The basic idea is that what would happen if you'd remove the LVDT's iron core and replace it with a ferrofluid filled glass tube. Somehow like this:
Well, the ferrofluid would act like the replaced iron core, and as you tilt the sensor, the induced voltages in the secondary coils would change depending on the tilt, so you'd make a tilt sensor!
Linear FCDTAnd that's it. That's the basic concept behind the sensor. I call this arrangement the Linear FCDT
(Linear - the coils placed "linearly next to each other; FCDT - Ferrofluid Core Differential Transformer)
Our next task is to make experiments with it. First, we'd like to know what is the maximum value of tilt it can measure. Based on experiments I made - as I mentioned earlier - it's a +/- 20 degrees interval. Why? Well, if you reach a specific state of tilt, the ferrofluid runs out from the air gap of one of the secondary coils, like this:
Thus, there won't be generated any voltage in that secondary coil (or the generated voltage would be insignificant), so the sensor's output voltage will deteriorate.
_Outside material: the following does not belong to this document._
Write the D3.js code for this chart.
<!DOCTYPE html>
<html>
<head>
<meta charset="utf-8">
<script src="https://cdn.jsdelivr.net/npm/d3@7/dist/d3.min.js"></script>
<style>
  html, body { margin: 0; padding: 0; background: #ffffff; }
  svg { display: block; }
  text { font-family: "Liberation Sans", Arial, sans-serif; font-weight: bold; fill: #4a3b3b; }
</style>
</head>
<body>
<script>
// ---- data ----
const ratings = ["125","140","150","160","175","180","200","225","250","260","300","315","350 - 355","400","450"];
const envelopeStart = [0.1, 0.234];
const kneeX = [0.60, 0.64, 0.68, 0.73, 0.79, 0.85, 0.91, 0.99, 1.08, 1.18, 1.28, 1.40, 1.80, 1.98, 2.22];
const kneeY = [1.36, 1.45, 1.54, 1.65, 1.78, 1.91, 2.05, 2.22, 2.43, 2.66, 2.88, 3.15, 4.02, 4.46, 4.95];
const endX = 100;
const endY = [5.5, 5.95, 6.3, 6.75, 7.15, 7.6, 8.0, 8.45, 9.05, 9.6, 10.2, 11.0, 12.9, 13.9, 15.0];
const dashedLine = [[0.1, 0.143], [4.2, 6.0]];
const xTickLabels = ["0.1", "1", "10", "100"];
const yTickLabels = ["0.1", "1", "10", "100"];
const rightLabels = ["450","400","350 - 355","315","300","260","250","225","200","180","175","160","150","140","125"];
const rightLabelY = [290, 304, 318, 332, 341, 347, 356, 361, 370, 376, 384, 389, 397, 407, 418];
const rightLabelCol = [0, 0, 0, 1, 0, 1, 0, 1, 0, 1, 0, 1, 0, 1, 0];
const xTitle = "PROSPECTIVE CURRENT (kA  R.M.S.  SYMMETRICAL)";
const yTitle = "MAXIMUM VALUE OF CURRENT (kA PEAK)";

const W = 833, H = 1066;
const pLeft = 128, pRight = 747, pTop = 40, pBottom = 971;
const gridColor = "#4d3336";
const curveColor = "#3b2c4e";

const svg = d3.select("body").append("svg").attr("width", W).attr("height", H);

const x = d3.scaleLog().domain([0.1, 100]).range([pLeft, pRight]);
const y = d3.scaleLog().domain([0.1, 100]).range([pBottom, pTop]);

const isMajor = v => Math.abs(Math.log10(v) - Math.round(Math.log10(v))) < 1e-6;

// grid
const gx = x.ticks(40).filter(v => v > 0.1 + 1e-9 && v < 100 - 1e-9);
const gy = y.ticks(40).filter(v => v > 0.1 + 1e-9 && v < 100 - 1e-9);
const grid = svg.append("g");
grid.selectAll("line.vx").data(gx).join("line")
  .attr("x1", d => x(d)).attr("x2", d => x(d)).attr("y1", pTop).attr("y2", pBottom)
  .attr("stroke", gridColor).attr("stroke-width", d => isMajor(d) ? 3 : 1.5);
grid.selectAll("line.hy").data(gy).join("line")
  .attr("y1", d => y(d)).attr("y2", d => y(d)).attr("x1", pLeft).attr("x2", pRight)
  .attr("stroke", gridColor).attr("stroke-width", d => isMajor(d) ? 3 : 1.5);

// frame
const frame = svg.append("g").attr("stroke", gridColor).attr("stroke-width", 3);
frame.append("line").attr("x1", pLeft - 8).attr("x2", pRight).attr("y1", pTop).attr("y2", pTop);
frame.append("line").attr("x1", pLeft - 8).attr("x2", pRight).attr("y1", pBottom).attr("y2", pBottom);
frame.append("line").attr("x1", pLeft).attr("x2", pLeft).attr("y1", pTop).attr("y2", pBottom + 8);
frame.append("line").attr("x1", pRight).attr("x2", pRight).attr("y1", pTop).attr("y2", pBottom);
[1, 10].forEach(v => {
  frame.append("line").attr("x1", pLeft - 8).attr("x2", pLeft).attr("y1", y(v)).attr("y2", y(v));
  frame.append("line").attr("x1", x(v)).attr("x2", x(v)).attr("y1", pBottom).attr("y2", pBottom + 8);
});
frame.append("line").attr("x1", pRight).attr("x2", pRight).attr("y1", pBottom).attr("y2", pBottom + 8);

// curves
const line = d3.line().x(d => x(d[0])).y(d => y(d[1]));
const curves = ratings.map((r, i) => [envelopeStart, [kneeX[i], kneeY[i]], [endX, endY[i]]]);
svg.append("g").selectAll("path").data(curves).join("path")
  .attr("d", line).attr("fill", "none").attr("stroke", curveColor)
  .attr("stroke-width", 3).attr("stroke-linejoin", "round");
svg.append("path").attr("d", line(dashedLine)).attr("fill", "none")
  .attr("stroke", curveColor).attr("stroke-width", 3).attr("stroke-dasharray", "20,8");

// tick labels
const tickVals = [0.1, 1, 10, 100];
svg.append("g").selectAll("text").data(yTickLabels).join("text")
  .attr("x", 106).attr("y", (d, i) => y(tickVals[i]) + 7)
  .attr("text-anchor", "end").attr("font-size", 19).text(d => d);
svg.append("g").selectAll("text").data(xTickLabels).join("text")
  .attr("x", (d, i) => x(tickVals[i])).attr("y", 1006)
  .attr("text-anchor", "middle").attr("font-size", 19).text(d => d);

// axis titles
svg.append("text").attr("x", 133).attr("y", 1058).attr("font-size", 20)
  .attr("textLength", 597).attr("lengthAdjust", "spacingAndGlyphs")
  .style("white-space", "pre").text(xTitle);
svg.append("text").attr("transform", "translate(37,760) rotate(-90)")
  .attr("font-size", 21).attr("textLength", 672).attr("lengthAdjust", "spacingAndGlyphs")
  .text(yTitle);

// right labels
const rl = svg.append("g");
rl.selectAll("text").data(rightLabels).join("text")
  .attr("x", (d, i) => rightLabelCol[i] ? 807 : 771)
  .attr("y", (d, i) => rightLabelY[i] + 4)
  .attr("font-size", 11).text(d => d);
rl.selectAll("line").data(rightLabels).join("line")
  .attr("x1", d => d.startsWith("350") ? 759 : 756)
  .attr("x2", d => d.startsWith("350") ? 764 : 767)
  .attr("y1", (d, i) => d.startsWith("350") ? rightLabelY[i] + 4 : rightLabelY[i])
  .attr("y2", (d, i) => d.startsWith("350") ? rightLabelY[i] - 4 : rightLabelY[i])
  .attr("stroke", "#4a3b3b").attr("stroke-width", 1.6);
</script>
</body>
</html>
Our next thing to do is to make a sensor which can measure in a larger range, but first, let's measure the accuracy of this arrangement! After hours and hours of making an extremely precise measurement, I came up with this diagram:
(How the precise resolution measurements were made: https://hackaday.io/project/11225-a-new-high-accuracy-tilt-sensor/log/46066-how-the-precise-resolution-measurements-were-made)
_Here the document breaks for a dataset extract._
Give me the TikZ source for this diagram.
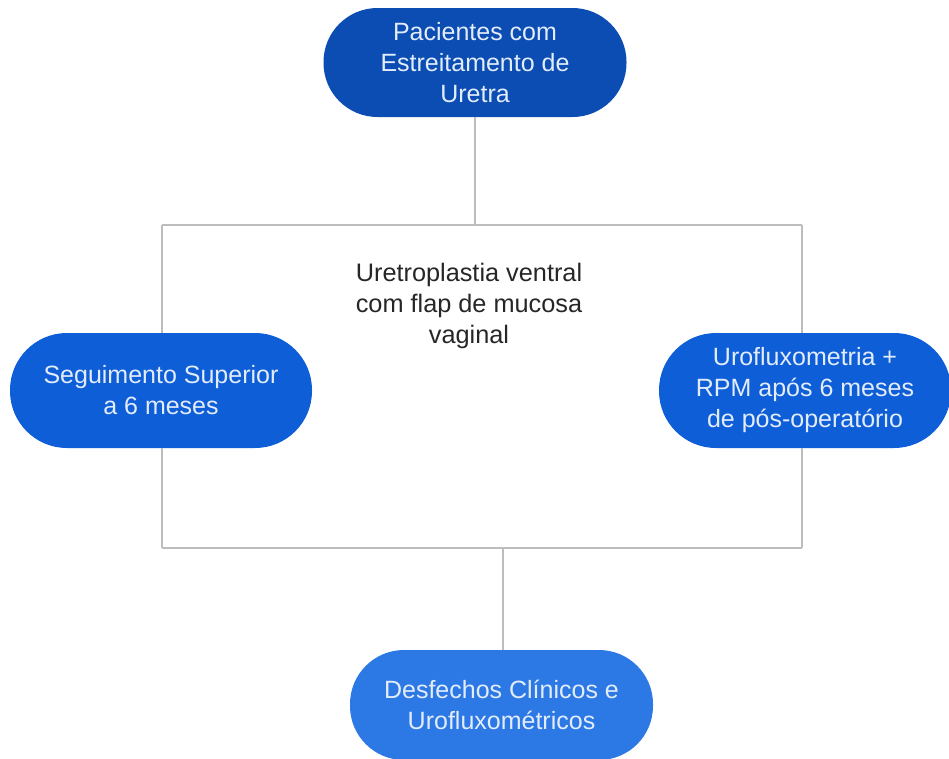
\documentclass[tikz,border=0pt]{standalone}
\usepackage{fontspec}
\setmainfont{Liberation Sans}
\definecolor{cdark}{HTML}{0B4DB2}
\definecolor{cmid}{HTML}{0E5ED8}
\definecolor{clight}{HTML}{2C79E5}
\definecolor{ctext}{HTML}{E3ECFA}
\definecolor{cline}{HTML}{BDBDBD}
\tikzset{
  pill/.style={draw=none, rounded corners=54pt, minimum height=110pt, inner sep=0pt,
    align=center, text=ctext, font=\fontsize{25}{31}\selectfont},
  conn/.style={draw=cline, line width=1.2pt},
  plain/.style={align=center, text=black!85, font=\fontsize{25.3}{31}\selectfont}
}
\begin{document}
\begin{tikzpicture}[x=1pt,y=-1pt]
\useasboundingbox (0,0) rectangle (949,758);
% connector coordinates
\coordinate (jtop) at (475,225);
\coordinate (tl) at (162,225);
\coordinate (tr) at (802,225);
\coordinate (bl) at (162,548);
\coordinate (br) at (802,548);
\coordinate (jbot) at (503,548);
% nodes
\node[pill, fill=cdark, minimum width=303pt, minimum height=109pt] (top) at (475,62.5) {Pacientes com\\Estreitamento de\\Uretra};
\node[plain] (mid) at (469,306) {Uretroplastia ventral\\com flap de mucosa\\vaginal};
\node[pill, fill=cmid, minimum width=302pt, minimum height=115pt, rounded corners=57pt] (left) at (161,390.5) {Seguimento Superior\\a 6 meses};
\node[pill, fill=cmid, minimum width=292pt, minimum height=115pt, rounded corners=57pt] (right) at (805,390.5) {Urofluxometria +\\RPM após 6 meses\\de pós-operatório};
\node[pill, fill=clight, minimum width=303pt, minimum height=110pt] (bot) at (501.5,705) {Desfechos Clínicos e\\Urofluxométricos};
% connectors
\draw[conn] (top.south) -- (jtop);
\draw[conn] (tl) -- (tr);
\draw[conn] (tl) -- (left.north -| tl);
\draw[conn] (left.south -| bl) -- (bl);
\draw[conn] (tr) -- (right.north -| tr);
\draw[conn] (right.south -| br) -- (br);
\draw[conn] (bl) -- (br);
\draw[conn] (jbot) -- (bot.north -| jbot);
\end{tikzpicture}
\end{document}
Theoretical background of the Linear FCDT: https://hackaday.io/project/11225-a-new-high-accuracy-tilt-sensor/log/46957-theoretical-background-of-the-linear-fcdt
So, if we would like to have a greater measuring range than 40 degrees, we'd have to redesign the whole sensor. The problem with the Linear FCDT was that the ferrofluid ran out from one of it's secondary coils after reaching + or - 20 degrees of tilt. What if we bend a glass tube like a circle, fill it half with ferrofluid, and turn the coils around it toroid-like (hence Toroid FCDT) with the secondaries covering the half-half of the glass tube's surface and the primary coil covering the whole surface? It'd look something like this:
Now, with this arrangement, there's always some ferrofluid in both of the secondaries, so there's always some voltage generating in them, thus it's output will be fully linear in 360 degrees. Let's measure if it's true:
On the X-axis you can see that the tilt stretches to 360 degrees, and that the sensor's output voltage is always changing. (And there is one thing that can cause problem: if observe the diagram carefully, you can see that there are output voltages that can mean different tilt values at a time - you can't really know what tilt value belongs to an output voltage. Happily, there is a really simple solution: we should add two more coils facing with each other, and when the ferrofluid is inside one of the plus coils' air gap, there's voltage generated in the coil, and we know exactly where we are. Simple and elegant.)
And there is the theoretical background of this arrangement: https://hackaday.io/project/11225-a-new-high-accuracy-tilt-sensor/log/46947-theoretical-background-of-the-toroid-fcdt
When I first built the sensor, I faced with the problem of signal conditioning. The problem is that when you excite the primary coil with a sine wave, the induced voltages in the secondaries will also be sine waves. The induced voltages' amplitude will depend on the tilt, of course, but how can I know exactly how is it changing? Should I connect the secondary coils to an oscilloscope and manually read the amplitude change of their signals? Nope, that would be painful, almost impossible, and very expensive.
We'd need a DC output, which would depend on the tilt. To get a DC signal, we should add (or subtract - it depends on the signal conditioning method) the absolute value of each sine wave to each other, and pass it through a low-pass filter. There is a very good article about this: http://www.mikesflightdeck.com/lvdts/lvdts.html
My first attempt was to use this signal conditioning schematic which I found on Mike's Flight Deck website (see the link above):
I made a few measurements with it, but it wasn't accurate enough, there was always some noise in the output DC signal.
Thankfully, I found a spec IC from Analog Devices, called AD598. This IC rocks! It has built-in sine wave function generator for the primary coil (amplitude and frequency of the sine wave can be adjusted using resistors and capacitors), the DC output can be adjusted in any interval, and it's very accurate. It looks something like this:http://www.ebay.com/itm/Analog-Devices-AD598AD-LVDT-Signal-Conditioner-Semiconductor-Integrated-Circuit-/222085514162?hash=item33b55403b2:m:m_fY_SlJZpjmKOMQM71GqMg
So when I found it, I was very happy, and started making measurements with it - it was a way better and accurate. The diagrams posted above all came from measurements based on this IC.